Breathing-mode measurements in Sn isotopes and isospin dependence of nuclear incompressibility

TL;DR

This paper reanalyzes breathing-mode energies in Sn isotopes to refine the isospin dependence of nuclear incompressibility, showing that higher-order effects align results with lower theoretical estimates.

Contribution

It improves previous estimates of the symmetry-incompressibility coefficient by including higher-order terms in the analysis.

Findings

First-order estimate of K_tau shifts from -550 to -661 MeV after removing approximations.

Higher-order analysis aligns experimental data with lower theoretical values.

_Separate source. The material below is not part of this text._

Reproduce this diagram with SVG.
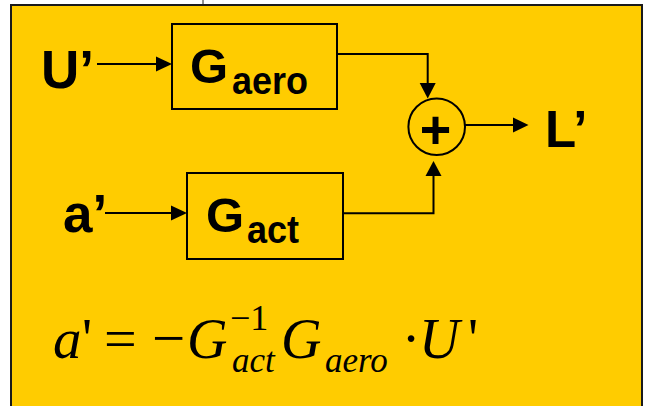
<svg xmlns="http://www.w3.org/2000/svg" width="646" height="406" viewBox="0 0 646 406">
<style>
.bg{fill:#FFCC00;stroke:#1a1a1a;stroke-width:2}
.box{fill:#FFCC00;stroke:#000;stroke-width:2}
.ln{fill:none;stroke:#000;stroke-width:2}
.ah{fill:#000;stroke:none}
.lbl{font-family:"Liberation Sans",Arial,sans-serif;font-weight:bold;fill:#000}
.m{font-family:"Liberation Serif","Times New Roman",serif;fill:#000}
.i{font-style:italic}
</style>
<rect width="646" height="406" fill="#ffffff"/>
<line x1="203" y1="0" x2="203" y2="5" stroke="#222" stroke-width="1"/>
<rect class="bg" x="11" y="5" width="631" height="410"/>

<g id="input-U">
<text class="lbl" x="41" y="88" font-size="53">U’</text>
</g>
<g id="input-a">
<text class="lbl" x="63" y="232" font-size="53">a’</text>
</g>
<g id="G-aero">
<rect class="box" x="172" y="24" width="165" height="85"/>
<text class="lbl" x="190" y="83" font-size="49">G</text>
<text class="lbl" x="232" y="94" font-size="39" textLength="76" lengthAdjust="spacingAndGlyphs">aero</text>
</g>
<g id="G-act">
<rect class="box" x="187" y="173" width="156" height="86"/>
<text class="lbl" x="206" y="232" font-size="49">G</text>
<text class="lbl" x="247" y="243" font-size="39" textLength="52" lengthAdjust="spacingAndGlyphs">act</text>
</g>
<g id="sum">
<circle class="ln" cx="436.7" cy="126.7" r="28.3"/>
<text class="lbl" x="435.5" y="147.5" font-size="54" text-anchor="middle">+</text>
</g>
<g id="output-L">
<text class="lbl" x="545" y="147" font-size="51">L’</text>
</g>

<g id="connectors">
<line class="ln" x1="97" y1="64" x2="157" y2="64"/>
<polygon class="ah" points="156,56.5 172,64 156,71.5"/>
<line class="ln" x1="105" y1="213" x2="172" y2="213"/>
<polygon class="ah" points="171,205.5 187,213 171,220.5"/>
<polyline class="ln" points="337,54 427.7,54 427.7,84"/>
<polygon class="ah" points="419.7,83 435.7,83 427.7,98.5"/>
<polyline class="ln" points="343,213.3 433.5,213.3 433.5,175"/>
<polygon class="ah" points="425.5,176 441.5,176 433.5,161"/>
<line class="ln" x1="465" y1="125" x2="514" y2="125"/>
<polygon class="ah" points="513,117.5 528.5,125 513,132.5"/>
</g>

<g id="formula">
<text class="m i" x="53" y="358" font-size="57">a</text>
<text class="m" x="82" y="358" font-size="56">'</text>
<text class="m" x="104" y="358" font-size="58">=</text>
<text class="m" x="152" y="358" font-size="59">−</text>
<text class="m i" x="187" y="358" font-size="56">G</text>
<text class="m" x="230" y="330" font-size="36">−1</text>
<text class="m i" x="232" y="372" font-size="35">act</text>
<text class="m i" x="281" y="358" font-size="56">G</text>
<text class="m i" x="325" y="372" font-size="35">aero</text>
<text class="m" x="411" y="358" font-size="56" text-anchor="middle">·</text>
<text class="m i" x="419" y="358" font-size="56">U</text>
<text class="m" x="468" y="358" font-size="56">'</text>
</g>
</svg>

Results suggest the importance of considering higher-order terms in nuclear incompressibility studies.

Abstract

T. Li {\it et al.}[Phys. Rev. C {\bf 81}, 034309 (2010)] have analyzed their measured breathing-mode energies of some tin isotopes in terms of a first-order leptodermous expansion, and find for the symmetry-incompressibility coefficient $K_{\tau}$ the value of -550 $\pm$ 100 MeV. Removing an approximation that they made, we find that the first-order estimate of $K_{\tau}$ shifts to -661 $\pm$ 144 MeV. However, taking into account higher-order terms in the leptodermous expansion shows that the data are compatible with the significantly lower magnitudes indicated by both another experiment and some theoretical estimates.